I checked the big pigs next. As I passed through the hedge row, I turned onto the pig field road. If I were driving a car and not a tractor, and even if the road were paved, I would have had to turn back. The water was probably eight inches deep in some spots, and rushing past me. There was about four inches of water in the big pig’s shelter, much too much to manage with a little bit of hay. I decided that I would need to move the shelter, but I hadn’t brought the chain with me, so I would have to come back.

On my way to check on the little pigs, I had to cross a narrow stream, over a foot and a half diameter culvert. The water had overwhelmed the culvert and jumped the stream banks. If I hadn’t known the road so well and where the edges of the culvert were, I might have ended up off the road with a wheel buried in the stream. As I crossed, it looked to me that the water was more than a third up the back wheels of the tractor. I could see the water through the holes in the floor of the steel operators platform, rushing past just a few inches beneath it.

My brother Pete and I had moved the pigs to a new section of the field earlier in the day, a bit higher up the hill, so the flooding in the shelter wasn’t as bad as it would have been. The spot where they had been was pretty well under water. As it was, the water had seeped into the shelter in the new spot, but it wasn’t that bad. There were a couple of wet spots, but since the pigs are still so small there is still a lot of space inside the shelter for them. Nevertheless, I didn’t know for how long it would continue to rain, and I did not want the pigs to get chilled, so I spread out two bales of hay in the shelter, concentrating it along the length of the driest side.

Mercifully, as I was finishing bedding down the little pigs’ shelter, the rain stopped, just like that, literally as if someone had turned off the tap. One second a torrential down pour, the next, nothing. When a rain like that stops just like that you realize just how incredibly overwhelming it had been. I hadn’t realized it, but while it was raining there had been a constant great roar that drowned (literally) everything else out. In its place, an eerie silence and utter stillness, broken only by the quiet grunts of the little pigs settling into their bedding. Within moments, however, the birds started to chirp, slowly inching back out from deep in the crooks of the tree boughs into the open air. I looked around and listened and took it in for a second, but then I got back to work because the big pigs were still under water.
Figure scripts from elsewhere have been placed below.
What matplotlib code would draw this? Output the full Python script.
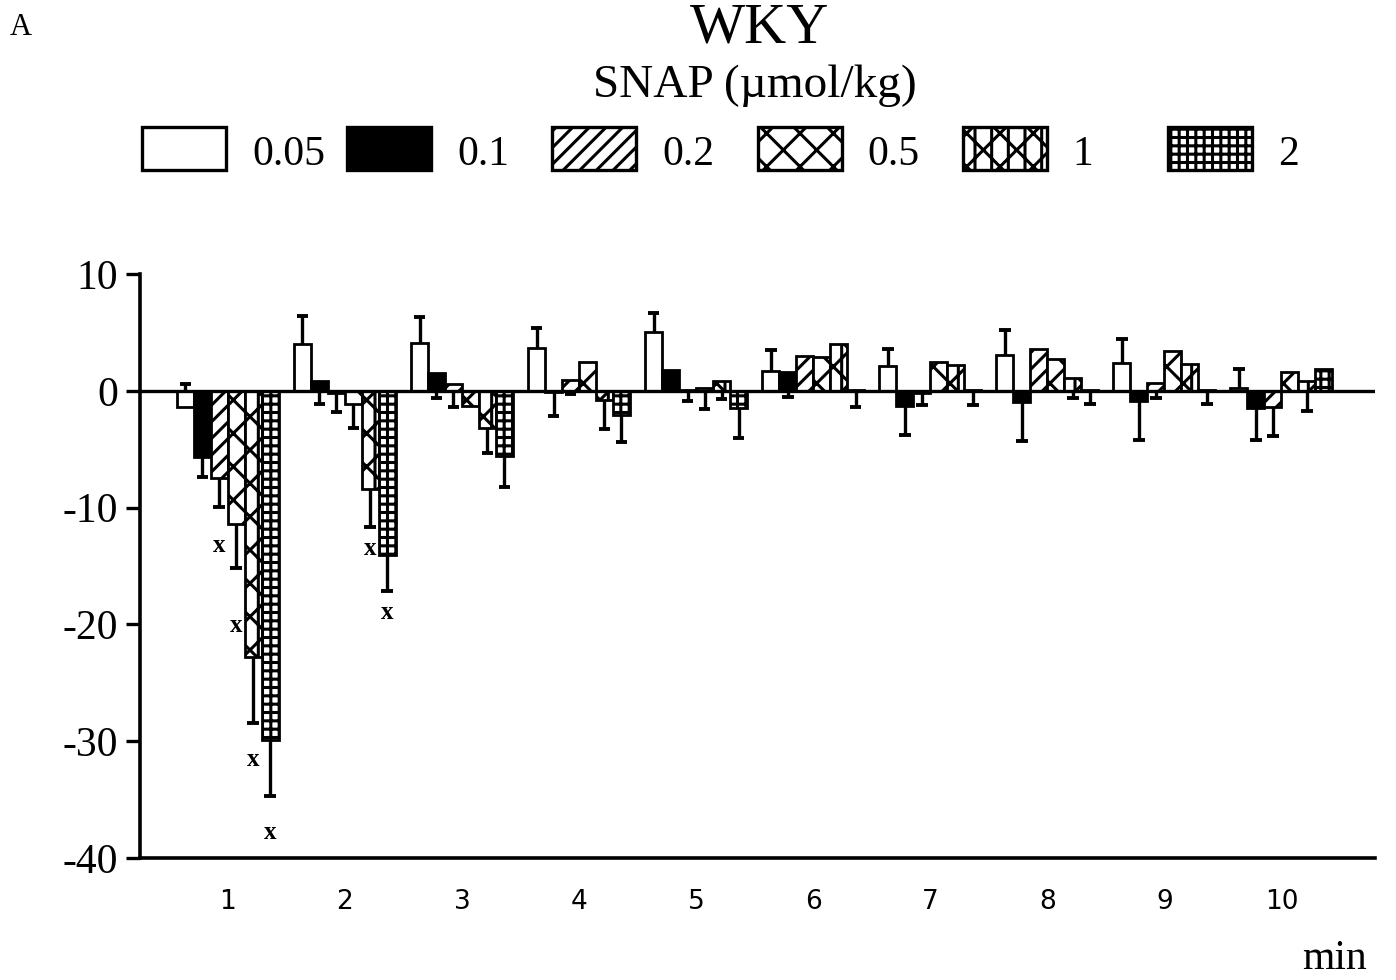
import numpy as np
import matplotlib

matplotlib.use("Agg")
import matplotlib.pyplot as plt
from matplotlib.patches import Rectangle

# change in mean arterial pressure after SNAP, per minute and dose
minutes = [1, 2, 3, 4, 5, 6, 7, 8, 9, 10]
doses = ["0.05", "0.1", "0.2", "0.5", "1", "2"]

mean_005 = [-1.4, 4.0, 4.1, 3.7, 5.0, 1.7, 2.1, 3.1, 2.4, 0.2]
mean_01 = [-5.7, 0.85, 1.5, -0.1, 1.75, 1.65, -1.3, -1.0, -0.85, -1.5]
mean_02 = [-7.45, -0.2, 0.6, 0.9, 0.1, 3.0, -0.2, 3.6, 0.7, -1.4]
mean_05 = [-11.4, -1.1, -1.3, 2.5, 0.2, 2.9, 2.5, 2.7, 3.4, 1.65]
mean_1 = [-22.8, -8.4, -3.2, -0.8, 0.8, 4.0, 2.2, 1.1, 2.3, 0.8]
mean_2 = [-29.9, -14.1, -5.6, -2.1, -1.5, 0.05, 0.05, 0.05, 0.05, 1.9]

# SEM whiskers; sign gives the side the whisker is drawn on (+ up, - down)
sem_005 = [2.0, 2.4, 2.2, 1.7, 1.7, 1.8, 1.5, 2.1, 2.0, 1.65]
sem_01 = [-1.7, -2.0, -2.15, -2.1, 0, -2.15, -2.5, -3.3, -3.4, -2.7]
sem_02 = [-2.5, -1.6, -2.0, -1.2, -1.0, 0, -1.0, 0, -1.3, -2.5]
sem_05 = [-3.8, -2.1, 0, 0, -1.8, 0, 0, 0, 0, 0]
sem_1 = [-5.6, -3.3, -2.1, -2.5, -1.5, 0, 0, -1.7, 0, -2.5]
sem_2 = [-4.8, -3.0, -2.6, -2.3, -2.5, -1.4, -1.3, -1.2, -1.2, 0]

means = [mean_005, mean_01, mean_02, mean_05, mean_1, mean_2]
sems = [sem_005, sem_01, sem_02, sem_05, sem_1, sem_2]

# significant differences (x) below the whiskers
sig_minute = [1, 1, 1, 1, 2, 2]
sig_dose = ["0.2", "0.5", "1", "2", "1", "2"]
sig_gap = [3.3, 4.9, 3.2, 3.1, 1.8, 1.9]

faces = ["white", "black", "white", "white", "white", "white"]
hatches = [None, None, "//", "x", "x|", "++"]

SERIF = "Liberation Serif"

plt.rcParams["hatch.linewidth"] = 2.2
plt.rcParams["axes.unicode_minus"] = False

fig = plt.figure(figsize=(13.96, 9.8), dpi=100)
ax = fig.add_axes([0.1003, 0.1245, 0.8847, 0.5959])

width = 0.145
xs = {}
for i, dose in enumerate(doses):
    x = np.array(minutes) + (i - 2.5) * width
    xs[dose] = x
    m = np.array(means[i])
    e = np.array(sems[i])
    ax.bar(x, m, width, color=faces[i], edgecolor="black", hatch=hatches[i],
           linewidth=2.0, zorder=2)
    keep = e != 0
    ends = m + e
    ax.vlines(x[keep], m[keep], ends[keep], color="black", lw=2.4, zorder=1)
    ax.hlines(ends[keep], x[keep] - 0.05, x[keep] + 0.05, color="black",
              lw=2.8, zorder=1)

for mnt, dose, gap in zip(sig_minute, sig_dose, sig_gap):
    i = doses.index(dose)
    k = minutes.index(mnt)
    y = means[i][k] + sems[i][k] - gap
    ax.text(xs[dose][k], y, "x", ha="center", va="center", fontsize=18,
            fontweight="bold", family=SERIF)

ax.axhline(0, color="black", lw=2.4, zorder=3)

ax.set_xlim(0.25, 10.8)
ax.set_ylim(-40, 10)
ax.set_xticks(minutes)
ax.set_xticklabels([str(m) for m in minutes], family="DejaVu Sans", fontsize=19)
ax.set_yticks([10, 0, -10, -20, -30, -40])
ax.set_yticklabels(["10", "0", "-10", "-20", "-30", "-40"], family=SERIF,
                   fontsize=30)
ax.tick_params(axis="x", length=0, pad=22)
ax.tick_params(axis="y", length=10, width=2.4, pad=6)
for side in ("top", "right"):
    ax.spines[side].set_visible(False)
for side in ("left", "bottom"):
    ax.spines[side].set_linewidth(2.6)

# legend row across the top
step = 205.2 / 1396
for i, dose in enumerate(doses):
    x0 = 142 / 1396 + i * step
    fig.add_artist(Rectangle((x0, 0.8265), 84 / 1396, 0.0439,
                             transform=fig.transFigure, facecolor=faces[i],
                             edgecolor="black", hatch=hatches[i], lw=2.4))
    fig.text(x0 + 110 / 1396, 0.842, dose, ha="left", va="center",
             fontsize=30, family=SERIF)

fig.text(0.0072, 0.972, "A", ha="left", va="center", fontsize=22, family=SERIF)
fig.text(0.5444, 0.971, "WKY", ha="center", va="center", fontsize=42,
         family=SERIF)
fig.text(0.541, 0.913, "SNAP (µmol/kg)", ha="center", va="center",
         fontsize=34, family=SERIF)
fig.text(0.956, 0.022, "min", ha="center", va="center", fontsize=30,
         family=SERIF)

fig.savefig("out.png", dpi=100)
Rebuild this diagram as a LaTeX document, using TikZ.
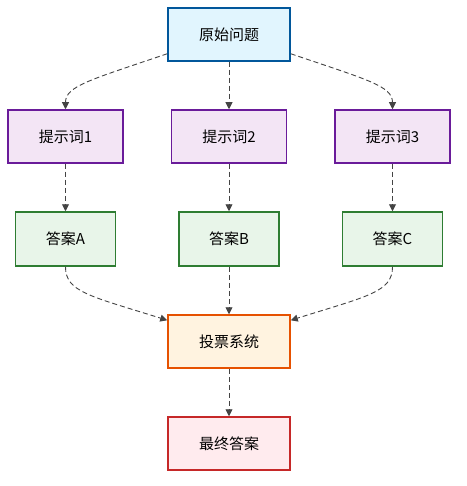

As I drove from the little pigs’ field back to the barn, it started to spit a bit, but the rain had finished. The middle pigs were out, playing and rooting around in the wet ground. I stopped and checked their shelter. The bedding was still reasonably dry in most places, but I was worried that the moisture would wick up through the hay over night, so I decided to add one more bale of hay. Back at the barn,  I loaded three more bales of hay onto the forks and grabbed the chain.

I distracted the big pigs by putting some food in their trough and then drove the tractor into the paddock and hooked up to the shelter. I had scouted the paddock after I filled the trough and there weren’t any really dry spots, but I did find one spot that would do. I dragged the shelter slowly into place and then unhooked the tractor and then spread two bales of hay inside the shelter. By the time I was finished, the pigs had finished their food, so I had to put some more in the trough so that I could get the tractor out of the paddock.

On my way back to the barn, I stopped and spread the last bale of hay in the middle pigs’ shelter, and then finally parked the tractor at the barn and walked up to the house where I announced that I would most definitely not be cooking dinner. Pete, Jen, and I went down to Middleburgh to Hubie’s, where I nodded in and out of sleep between bites.